Mick Jagger hints at bequeathing back catalogue to charity instead of his children

You can’t always get what you want, according to the Rolling Stones song, and it seems frontman Mick Jagger has taken the lyrics to heart after hinting the band’s back catalogue might go to charity instead of leaving it to his children “who don’t need it”.

Speaking to the Wall Street Journal, Jagger said he had no plans to sell the band’s post-1971 catalogue, suggesting it could go to charity instead. He said: “The children don’t need $500m to live well. Come on.”

Jagger, 80, told the journal that the back catalogue may go to charity one day. “You maybe do some good in the world,” he added.

Jagger has eight children. The oldest is 52 and the youngest is six. The oldest, Karis, now 52, was born in 1970 with the actor Marsha Hunt. His second daughter, Jade, 51, was born the year after with ex-wife Bianca Jagger.

Jagger had four children with actor Jerry Hall, daughters Elizabeth, 39, and Georgia May, 31, as well as sons James, 38, and Gabriel, 25. In 1999, Lucas, 24, was born while in a relationship with model Luciana Gimenez Morad. In 2016 he had his youngest child, Deveraux, with choreographer and former ballerina Melanie Hamrick.

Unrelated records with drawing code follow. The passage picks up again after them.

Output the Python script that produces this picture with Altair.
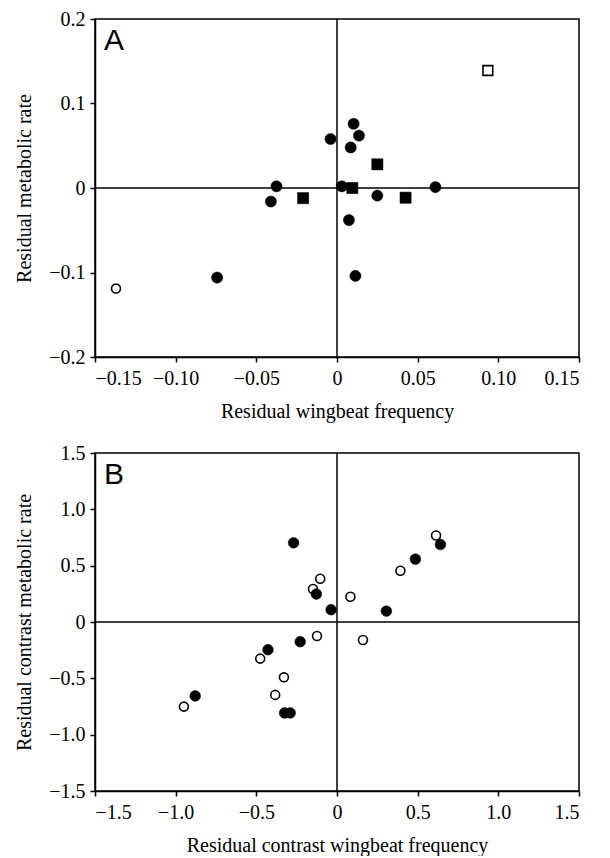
import altair as alt
import pandas as pd

# ---------------- Panel A data ----------------
a_fc_x = [-0.0743, -0.0375, -0.041, -0.004, 0.0103, 0.0136, 0.0085, 0.003, 0.0074, 0.0114, 0.025, 0.061]
a_fc_y = [-0.106, 0.002, -0.016, 0.058, 0.076, 0.062, 0.048, 0.002, -0.038, -0.104, -0.009, 0.001]
a_fs_x = [-0.021, 0.0095, 0.025, 0.0425]
a_fs_y = [-0.012, 0.0, 0.028, -0.0115]
a_oc_x = [-0.137]
a_oc_y = [-0.119]
a_os_x = [0.0935]
a_os_y = [0.139]

# ---------------- Panel B data ----------------
b_fc_x = [-0.269, -0.128, -0.037, -0.228, -0.428, -0.325, -0.29, -0.879, 0.641, 0.486, 0.306]
b_fc_y = [0.703, 0.248, 0.109, -0.175, -0.246, -0.807, -0.807, -0.656, 0.688, 0.558, 0.097]
b_oc_x = [-0.104, -0.149, 0.083, -0.124, 0.161, -0.476, -0.329, -0.383, -0.949, 0.614, 0.393]
b_oc_y = [0.384, 0.293, 0.224, -0.124, -0.160, -0.325, -0.491, -0.647, -0.751, 0.768, 0.455]

# ---------------- Axes ----------------
a_x_ticks = [-0.15, -0.10, -0.05, 0, 0.05, 0.10, 0.15]
a_y_ticks = [-0.2, -0.1, 0, 0.1, 0.2]
b_ticks = [-1.5, -1.0, -0.5, 0, 0.5, 1.0, 1.5]

W, H = 484, 338
SERIF = "Liberation Serif"


def df(xs, ys):
    return pd.DataFrame({"x": xs, "y": ys})


def panel(letter, layers_spec, xdom, ydom, xticks, yticks, xfmt, yfmt, xtitle, ytitle):
    xs = alt.Scale(domain=xdom, nice=False, zero=False)
    ys = alt.Scale(domain=ydom, nice=False, zero=False)
    xax = alt.Axis(values=xticks, title=xtitle, labelFont=SERIF, titleFont=SERIF,
                   labelExpr=f"datum.value == 0 ? '0' : format(datum.value, '{xfmt}')")
    yax = alt.Axis(values=yticks, title=ytitle, labelFont=SERIF, titleFont=SERIF,
                   labelExpr=f"datum.value == 0 ? '0' : format(datum.value, '{yfmt}')")

    vline = alt.Chart(pd.DataFrame({"x": [0]})).mark_rule(color="black", strokeWidth=1.5).encode(
        x=alt.X("x:Q", scale=xs, axis=xax))
    hline = alt.Chart(pd.DataFrame({"y": [0]})).mark_rule(color="black", strokeWidth=1.5).encode(
        y=alt.Y("y:Q", scale=ys, axis=yax))

    layers = [vline, hline]
    for d, shape, filled, size in layers_spec:
        if filled:
            m = alt.Chart(d).mark_point(shape=shape, filled=True, fill="black", stroke="black",
                                        strokeWidth=0.5, size=size, opacity=1)
        else:
            m = alt.Chart(d).mark_point(shape=shape, filled=True, fill="white", stroke="black",
                                        strokeWidth=1.6, size=size, opacity=1)
        layers.append(m.encode(x=alt.X("x:Q", scale=xs, axis=xax),
                               y=alt.Y("y:Q", scale=ys, axis=yax)))

    label = alt.Chart(pd.DataFrame({"t": [letter]})).mark_text(
        font="Liberation Sans", fontSize=30, align="left", baseline="alphabetic", color="black"
    ).encode(x=alt.value(9), y=alt.value(31), text="t:N")
    layers.append(label)
    return alt.layer(*layers).properties(width=W, height=H)


pa = panel(
    "A",
    [
        (df(a_oc_x, a_oc_y), "circle", False, 80),
        (df(a_os_x, a_os_y), "square", False, 95),
        (df(a_fc_x, a_fc_y), "circle", True, 125),
        (df(a_fs_x, a_fs_y), "square", True, 125),
    ],
    [-0.15, 0.15], [-0.2, 0.2], a_x_ticks, a_y_ticks, ".2f", ".1f",
    "Residual wingbeat frequency", "Residual metabolic rate",
)

pb = panel(
    "B",
    [
        (df(b_oc_x, b_oc_y), "circle", False, 80),
        (df(b_fc_x, b_fc_y), "circle", True, 115),
    ],
    [-1.5, 1.5], [-1.5, 1.5], b_ticks, b_ticks, ".1f", ".1f",
    "Residual contrast wingbeat frequency", "Residual contrast metabolic rate",
)

chart = alt.vconcat(pa, pb, spacing=20).properties(
    padding={"left": 5, "right": 5, "top": 0, "bottom": 0}
).configure_view(
    stroke="black", strokeWidth=1.5
).configure_axis(
    grid=False,
    domainColor="black", domainWidth=1.5,
    tickColor="black", tickWidth=1.5, tickSize=5,
    labelFont=SERIF, labelFontSize=20, labelColor="black", labelPadding=5,
    titleFont=SERIF, titleFontSize=20, titleFontWeight="normal", titleColor="black",
).configure_axisX(
    labelPadding=6, titlePadding=13,
).configure_axisY(
    titlePadding=14,
)

chart.save("out.html", embed_options={"renderer": "svg", "actions": False})
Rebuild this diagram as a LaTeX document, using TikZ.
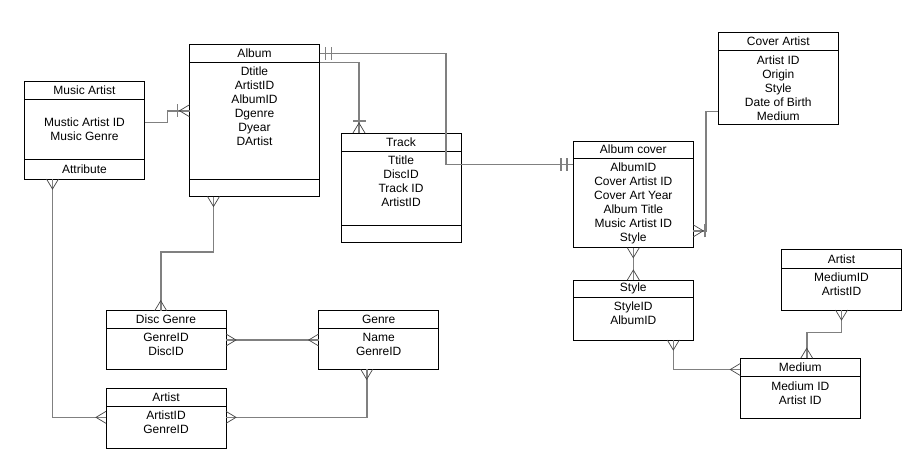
\documentclass[tikz,border=0pt]{standalone}
\usepackage{fontspec}
\setmainfont{Liberation Sans}
\usepackage{tikz}
\usetikzlibrary{positioning}
\usepackage{xcolor}
\definecolor{linkgray}{RGB}{128,128,128}
\definecolor{footgray}{RGB}{70,70,70}

\tikzset{
  ehead/.style={draw,line width=0.7pt,outer sep=0pt,minimum width=120pt,minimum height=18pt,inner sep=0pt,anchor=north west},
  ebody/.style={draw,line width=0.7pt,outer sep=0pt,minimum width=120pt,inner sep=0pt,align=center},
  elist/.style={inner sep=0pt,align=center},
  link/.style={draw=linkgray,line width=1.6pt},
  foot/.style={draw=footgray,line width=0.7pt},
  bar/.style={draw=linkgray,line width=1.8pt},
  pics/many/.style={code={\draw[foot] (0,-6) -- (-10,0) -- (0,6);}},
  pics/onemany/.style={code={\draw[bar] (-12,-6.5) -- (-12,6.5); \draw[foot] (0,-6) -- (-10,0) -- (0,6);}},
  pics/onlyone/.style={code={\draw[bar] (-6,-6.5) -- (-6,6.5); \draw[bar] (-12,-6.5) -- (-12,6.5);}},
}

\begin{document}
\begin{tikzpicture}[x=1pt,y=-1pt,font=\fontsize{12}{14}\selectfont,line cap=butt]
\useasboundingbox (0,0) rectangle (923,468);

% entities
\node[ehead] (martist) at (24.5,81.5) {Music Artist};
\node[ebody,minimum height=59.5pt,below=0pt of martist] (martist-b) {Mustic Artist ID\\Music Genre};
\node[ebody,minimum height=20pt,below=0pt of martist-b] (martist-f) {Attribute};

\node[ehead,minimum width=130pt] (album) at (189.5,44.5) {Album};
\node[ebody,minimum width=130pt,minimum height=116.5pt,below=0pt of album] (album-b) {};
\node[elist,below=4.5pt of album] (album-t) {Dtitle\\ArtistID\\AlbumID\\Dgenre\\Dyear\\DArtist};
\node[ebody,minimum width=130pt,minimum height=17.5pt,below=0pt of album-b] (album-f) {};

\node[ehead] (track) at (341,133) {Track};
\node[ebody,minimum height=74pt,below=0pt of track] (track-b) {};
\node[elist,below=4.5pt of track] (track-t) {Ttitle\\DiscID\\Track ID\\ArtistID};
\node[ebody,minimum height=17.7pt,below=0pt of track-b] (track-f) {};

\node[ehead,minimum height=17pt] (cover) at (573.3,141) {Album cover};
\node[ebody,minimum height=89.7pt,below=0pt of cover] (cover-b) {};
\node[elist,below=4.5pt of cover] (cover-t) {AlbumID\\Cover Artist ID\\Cover Art Year\\Album Title\\Music Artist ID\\Style};

\node[ehead] (cartist) at (718.3,32.7) {Cover Artist};
\node[ebody,minimum height=73.6pt,below=0pt of cartist] (cartist-b) {};
\node[elist,below=4.5pt of cartist] (cartist-t) {Artist ID\\Origin\\Style\\Date of Birth\\Medium};

\node[ehead] (dgenre) at (106,310.7) {Disc Genre};
\node[ebody,minimum height=40.6pt,below=0pt of dgenre] (dgenre-b) {};
\node[elist,below=4.5pt of dgenre] (dgenre-t) {GenreID\\DiscID};

\node[ehead] (genre) at (318.7,310.7) {Genre};
\node[ebody,minimum height=40.6pt,below=0pt of genre] (genre-b) {};
\node[elist,below=4.5pt of genre] (genre-t) {Name\\GenreID};

\node[ehead,minimum height=17.3pt] (artist) at (106,388.7) {Artist};
\node[ebody,minimum height=42.7pt,below=0pt of artist] (artist-b) {};
\node[elist,below=4.5pt of artist] (artist-t) {ArtistID\\GenreID};

\node[ehead,minimum height=17.3pt] (style) at (573.3,280) {Style};
\node[ebody,minimum height=42.7pt,below=0pt of style] (style-b) {};
\node[elist,below=4.5pt of style] (style-t) {StyleID\\AlbumID};

\node[ehead,minimum height=18.5pt] (medartist) at (781.5,249.5) {Artist};
\node[ebody,minimum height=42pt,below=0pt of medartist] (medartist-b) {};
\node[elist,below=4.5pt of medartist] (medartist-t) {MediumID\\ArtistID};

\node[ehead,minimum height=18.4pt] (medium) at (740.3,358.3) {Medium};
\node[ebody,minimum height=41.6pt,below=0pt of medium] (medium-b) {};
\node[elist,below=4.5pt of medium] (medium-t) {Medium ID\\Artist ID};

% relations
\draw[link] ([yshift=6.6pt]martist-b.east) -- ++(23,0) |- ([yshift=10pt]album-b.west);
\pic at ([yshift=10pt]album-b.west) {onemany};

\draw[link] (album.east) -- ++(126.5,0) |- ([yshift=-6.5pt]cover-b.north west);
\pic[rotate=180] at (album.east) {onlyone};
\pic at ([yshift=-6.5pt]cover-b.north west) {onlyone};

\draw[link] (album.south east) -| ([xshift=18pt]track.north west);
\pic[rotate=-90] at ([xshift=18pt]track.north west) {onemany};

\draw[link] ([xshift=24pt]album-f.south west) -- ++(0,55.6) -| ([xshift=54.7pt]dgenre.north west);
\pic[rotate=90] at ([xshift=24pt]album-f.south west) {many};
\pic[rotate=-90] at ([xshift=54.7pt]dgenre.north west) {many};

\draw[link] ([yshift=9pt]dgenre-b.east) -- ([yshift=9pt]genre-b.west);
\pic[rotate=180] at ([yshift=9pt]dgenre-b.east) {many};
\pic at ([yshift=9pt]genre-b.west) {many};

\draw[link] ([xshift=48pt]genre-b.south west) |- ([yshift=10pt]artist-b.east);
\pic[rotate=90] at ([xshift=48pt]genre-b.south west) {many};
\pic[rotate=180] at ([yshift=10pt]artist-b.east) {many};

\draw[link] ([xshift=28pt]martist-f.south west) |- ([yshift=10pt]artist-b.west);
\pic[rotate=90] at ([xshift=28pt]martist-f.south west) {many};
\pic at ([yshift=10pt]artist-b.west) {many};

\draw[link] ([yshift=-28pt]cover-b.east) -- ++(12.5,0) |- ([yshift=-24pt]cartist-b.west);
\pic[rotate=180] at ([yshift=-28pt]cover-b.east) {onemany};

\draw[link] (cover-b.south) -- (style.north);
\pic[rotate=90] at (cover-b.south) {many};
\pic[rotate=-90] at (style.north) {many};

\draw[link] ([xshift=100pt]style-b.south west) |- ([yshift=-2pt]medium.west);
\pic[rotate=90] at ([xshift=100pt]style-b.south west) {many};
\pic at ([yshift=-2pt]medium.west) {many};

\draw[link] (medartist-b.south) -- ++(0,22.5) -| ([xshift=66.4pt]medium.north west);
\pic[rotate=90] at (medartist-b.south) {many};
\pic[rotate=-90] at ([xshift=66.4pt]medium.north west) {many};
\end{tikzpicture}
\end{document}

In the wide-reaching interview Jagger also talked about how he recognised similarities in ownership issues Taylor Swift had with her record label and the early Stones music – to this day the band still don’t own the copyright to some of their biggest hits.

Related: The Rolling Stones: Angry review – Jagger’s a hoot in strutting, barnstorming return

“The industry was so nascent, it didn’t have the support and the amount of people that are on tap to be able to advise you as they do now,” Jagger told the Wall Street Journal. “But you know, it still happens. I mean, look what happened to Taylor Swift! I don’t really know the ins and outs of it, but she obviously wasn’t happy.”

He also touched on how the Rolling Stones brand would outlive the band.

“You can have a posthumous business now, can’t you? You can have a posthumous tour,” he said. “The technology has really moved on since the Abba thing [the “Voyage” virtual show].”

Earlier this month, the band announced their first new album of original material since 2005, titled Hackney Diamonds. The band teased their appearance at the Hackney Empire theatre with an advert in local newspaper the Hackney Gazette. Jagger, Keith Richards and Ronnie Wood announced the album in a press conference at the theatre in east London, in conversation with US talkshow host – and frequent Jagger impersonator – Jimmy Fallon.

“I don’t want to be big-headed,” Jagger said, “but we wouldn’t have put this record out if we hadn’t really liked it.”

The album, which is released on 20 October, is set to feature a number of high-profile guest stars including Lady Gaga, Stevie Wonder and former Stones bassist Bill Wyman. Reviews of the album are embargoed but the Guardian music team, which was given an early listen of the album, said the energy is often high, with one blisteringly paced rock’n’roll song joined by plenty of others with that typical high-tempo Stones strut, including one with a disco bassline. There are also pared-back blues numbers, bucolic country-rockers and lighters-aloft pop-rock ballads.

The album will be the first since the death of Charlie Watts, who died in August 2021, although he will feature on two of the tracks from earlier studio recordings.

Jagger said the band have another album of songs still to release, which is not yet completed: “I have to finish them. But we got three-quarters of it done.”